New York is an attorney state, and in our area they also prepare contracts. Having a good attorney is crucial, for many reasons, not the least of which is obvious: the other guys have one, and you don't bring a knife to a gunfight. Lawyers examine title, advocate, and draw up addenda, pre possession and rent back agreements, and in general partner with the brokers to shepherd the transaction to a closing. Like them or not, they are inextricable to the sale of a home. If I refer an attorney, I like and trust them.
All too often, I'll see people who shopped around for a good mortgage and hired the best agent suddenly decide that it is better to save $500 on their attorney and risk peril because they think they are being smart.
Famous last words: I'll use my cousin the patent lawyer. What could go wrong?
In Westchester County, the median sales price of a home in 2010 was $630,000. The mean? $827,900. A typical attorney fee is $1200.
In my book, that is one of the best bargains going considering the copious work that closing a transaction in 2011 takes. Just today, a lawyer I know told me she preferred divorce work, because it is about the same amount of work for far better fees. Amazing, but she's right. Making deals happen these days is hard! And buying a home being on par with a divorce would be unthinkable in years past.
There was a time when real estate was far easier than divorces. But with the layers of caution from the lenders, the ever-increasing demands from buyers and the overall freaked out nature of many sellers, those days are gone. Yet the model of fees for New York lawyers is still based on an era when real estate closings were, relative to today, a rubber stamp.
If I were buying or selling a house today with the gigantic money changing hands, I'd find the best lawyer I could and offer them TWICE their quoted rate, just to make sure I was given white glove treatment. If you think that's crazy, consider the fact that $1200 is really just a speck of change with the enormity of home prices we pay in New York. Of course, you don't have to be me, but you also have a choice about trading a few hundred dollars for inferior representation.

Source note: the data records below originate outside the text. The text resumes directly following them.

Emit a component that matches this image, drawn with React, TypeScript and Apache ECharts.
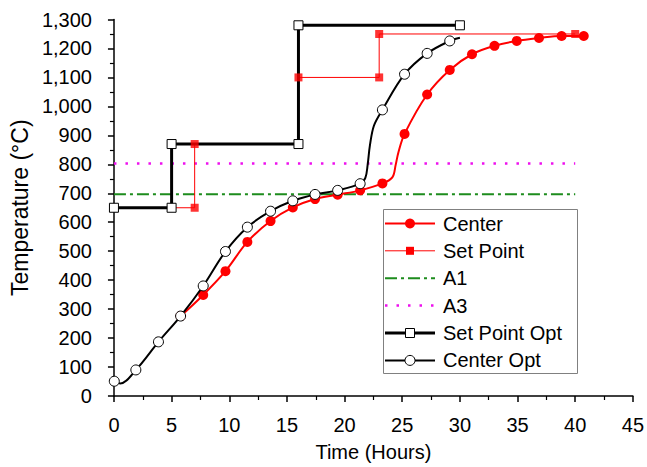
import React, { useEffect, useRef } from "react";
import * as echarts from "echarts";

// [hours, °C, marker shown (1) or curve-only (0)]
const centerPts: [number, number, number][] = [
  [5.78, 276, 1], [7.74, 349, 1], [9.67, 431, 1], [11.57, 532, 1], [13.58, 604, 1],
  [15.51, 651, 1], [17.44, 680, 1], [19.4, 695, 1], [21.35, 710, 1], [23.28, 734, 1],
  [24.14, 755, 0], [24.43, 798, 0], [24.66, 840, 0],
  [25.2, 905, 1], [27.16, 1041, 1], [29.12, 1126, 1], [31.05, 1180, 1], [33.0, 1209, 1],
  [34.93, 1226, 1], [36.86, 1236, 1], [38.82, 1243, 1], [40.74, 1243, 1],
];

const centerOptPts: [number, number, number][] = [
  [0.03, 51, 1], [0.54, 43, 0], [1.9, 90, 1], [3.86, 187, 1], [5.78, 276, 1], [7.74, 380, 1],
  [9.67, 499, 1], [11.57, 583, 1], [13.58, 638, 1], [15.51, 674, 1], [17.44, 696, 1],
  [19.4, 710, 1], [21.35, 733, 1],
  [21.8, 753, 0], [22.0, 798, 0], [22.2, 866, 0], [22.55, 934, 0],
  [23.28, 988, 1], [25.2, 1111, 1], [27.16, 1183, 1], [29.12, 1226, 1], [30.0, 1237, 0],
];

const setPoint: [number, number][] = [
  [0, 650], [7, 650], [7, 870], [16, 870], [16, 1100], [23, 1100], [23, 1250], [40, 1250],
];

const setPointOpt: [number, number][] = [
  [0, 650], [5, 650], [5, 870], [16, 870], [16, 1280], [30, 1280],
];

const a1Value = 697;
const a3Value = 803;
const criticalSpan: [number, number] = [0, 40];

const legendNames = ["Center", "Set Point", "A1", "A3", "Set Point Opt", "Center Opt"];

const FONT = '"Liberation Sans", Arial, Helvetica, sans-serif';
const RED = "#ff0000";
const GREEN = "#1d8c1d";
const MAGENTA = "#ee10ee";

function toItems(pts: [number, number, number][]) {
  return pts.map(([x, y, m]) => (m ? { value: [x, y] } : { value: [x, y], symbol: "none" }));
}

export default function App() {
  const ref = useRef<HTMLDivElement>(null);

  useEffect(() => {
    if (!ref.current) return;
    const chart = echarts.init(ref.current, undefined, { renderer: "svg" });

    // red markers that are not hidden beneath an open black square
    const setPointMarkers = setPoint.filter(
      ([x, y]) => !setPointOpt.some(([ox, oy]) => ox === x && oy === y)
    );

    const rowsY = [223.5, 250.8, 278.2, 305.6, 333, 360.4];
    const lx1 = 385, lx2 = 435, mx = 410, tx = 443;
    const legendGraphics: any[] = [
      {
        type: "rect",
        shape: { x: 383.5, y: 209.5, width: 194, height: 164 },
        style: { fill: "#fff", stroke: "#808080", lineWidth: 1 },
        z: 100,
      },
    ];
    const lineDefs = [
      { stroke: RED, lw: 2, dash: null as any },
      { stroke: RED, lw: 1, dash: null },
      { stroke: GREEN, lw: 2, dash: [12, 4, 3, 4] },
      { stroke: MAGENTA, lw: 2.5, dash: [2.5, 9] },
      { stroke: "#000", lw: 3, dash: null },
      { stroke: "#000", lw: 2, dash: null },
    ];
    legendNames.forEach((name, i) => {
      const y = rowsY[i];
      const d = lineDefs[i];
      legendGraphics.push({
        type: "line",
        shape: { x1: lx1, y1: y, x2: lx2, y2: y },
        style: { stroke: d.stroke, lineWidth: d.lw, lineDash: d.dash || undefined },
        z: 101,
      });
      if (i === 0) {
        legendGraphics.push({ type: "circle", shape: { cx: mx, cy: y, r: 5 }, style: { fill: RED }, z: 102 });
      } else if (i === 1) {
        legendGraphics.push({ type: "rect", shape: { x: mx - 4, y: y - 4, width: 8, height: 8 }, style: { fill: RED }, z: 102 });
      } else if (i === 4) {
        legendGraphics.push({ type: "rect", shape: { x: mx - 4.5, y: y - 4.5, width: 9, height: 9 }, style: { fill: "#fff", stroke: "#000", lineWidth: 1 }, z: 102 });
      } else if (i === 5) {
        legendGraphics.push({ type: "circle", shape: { cx: mx, cy: y, r: 5 }, style: { fill: "#fff", stroke: "#000", lineWidth: 1 }, z: 102 });
      }
      legendGraphics.push({
        type: "text",
        x: tx,
        y: y,
        style: { text: name, font: `20px ${FONT}`, fill: "#000", verticalAlign: "middle", align: "left" },
        z: 102,
      });
    });

    const option: any = {
      animation: false,
      backgroundColor: "#fff",
      grid: { left: 112, top: 19.5, width: 521.3, height: 382.5, containLabel: false },
      xAxis: {
        type: "value",
        min: 0,
        max: 45,
        interval: 5,
        name: "Time (Hours)",
        nameLocation: "middle",
        nameGap: 46,
        nameTextStyle: { fontSize: 20, fontFamily: FONT, color: "#000" },
        axisLine: { show: true, onZero: false, lineStyle: { color: "#000", width: 1.5 } },
        axisTick: { show: true, inside: false, length: 6, lineStyle: { color: "#000", width: 1.5 } },
        minorTick: { show: true, splitNumber: 2, length: 4, lineStyle: { color: "#000", width: 1.2 } },
        axisLabel: { fontSize: 20, fontFamily: FONT, color: "#000", margin: 19 },
        splitLine: { show: false },
      },
      yAxis: {
        type: "value",
        min: 0,
        max: 1300,
        interval: 100,
        name: "Temperature (°C)",
        nameLocation: "middle",
        nameGap: 67,
        nameTextStyle: { fontSize: 23, fontFamily: FONT, color: "#000" },
        axisLine: { show: true, onZero: false, lineStyle: { color: "#000", width: 1.5 } },
        axisTick: { show: true, inside: false, length: 6, lineStyle: { color: "#000", width: 1.5 } },
        minorTick: { show: true, splitNumber: 2, length: 4, lineStyle: { color: "#000", width: 1.2 } },
        axisLabel: {
          fontSize: 20,
          fontFamily: FONT,
          color: "#000",
          margin: 22,
          formatter: (v: number) => v.toLocaleString("en-US"),
        },
        splitLine: { show: false },
      },
      graphic: legendGraphics,
      series: [
        {
          name: "A1",
          type: "line",
          data: [[criticalSpan[0], a1Value], [criticalSpan[1], a1Value]],
          symbol: "none",
          lineStyle: { color: GREEN, width: 2, type: [12, 4, 3, 4] },
          z: 1,
        },
        {
          name: "A3",
          type: "line",
          data: [[criticalSpan[0], a3Value], [criticalSpan[1], a3Value]],
          symbol: "none",
          lineStyle: { color: MAGENTA, width: 2.5, type: [2.5, 9] },
          z: 1,
        },
        {
          name: "Set Point",
          type: "line",
          data: setPoint,
          symbol: "none",
          lineStyle: { color: RED, width: 1 },
          z: 2,
        },
        {
          name: "Set Point Opt",
          type: "line",
          data: setPointOpt,
          symbol: "rect",
          symbolSize: 9,
          itemStyle: { color: "#fff", borderColor: "#000", borderWidth: 1 },
          lineStyle: { color: "#000", width: 3 },
          z: 3,
        },
        {
          name: "Set Point markers",
          type: "scatter",
          data: setPointMarkers,
          symbol: "rect",
          symbolSize: 8,
          itemStyle: { color: RED },
          z: 4,
        },
        {
          name: "Center",
          type: "line",
          data: toItems(centerPts),
          smooth: 0.35,
          symbol: "circle",
          symbolSize: 10,
          itemStyle: { color: RED },
          lineStyle: { color: RED, width: 2 },
          z: 5,
        },
        {
          name: "Center Opt",
          type: "line",
          data: toItems(centerOptPts),
          smooth: 0.35,
          symbol: "circle",
          symbolSize: 10,
          itemStyle: { color: "#fff", borderColor: "#000", borderWidth: 1 },
          lineStyle: { color: "#000", width: 2 },
          z: 6,
        },
      ],
    };

    chart.setOption(option);
    return () => chart.dispose();
  }, []);

  return (
    <div
      ref={ref}
      style={{ position: "fixed", left: 0, top: 0, width: 647, height: 467, background: "#fff" }}
    />
  );
}
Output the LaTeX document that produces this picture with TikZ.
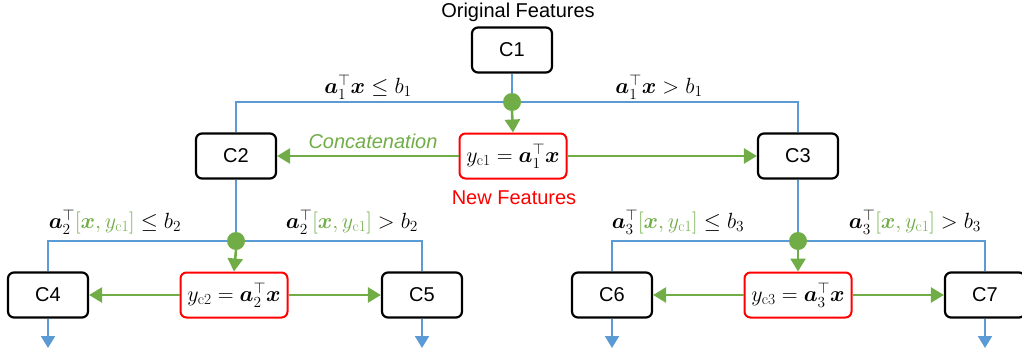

At the very least, I would avoid a lawyer that came gratis through my union or advertised a cut rate, because I have never, in 14 years and 300+ transaction seen those lawyers be the zealous advocate that consumers need in this market. And oh, how I dislike working with inept or unresponsive attorneys! Yet there are people who trust the largest business transaction of their life to a guy who advertises a low rate, never returns calls or even addresses the crisis de jour. It is a big deal. There are no "do-overs" in real estate. Retain a specialist.
I cannot believe I am saying it, but it's true: real estate lawyers in New York are vastly underpaid. Quibbling over their fee in light of the high stakes is the epitome of being penny wise and pound foolish.
Hamburger fees get you hamburger representation. I want my clients to get filet mignon advocacy, and I'll be the first to say that it is worth every penny.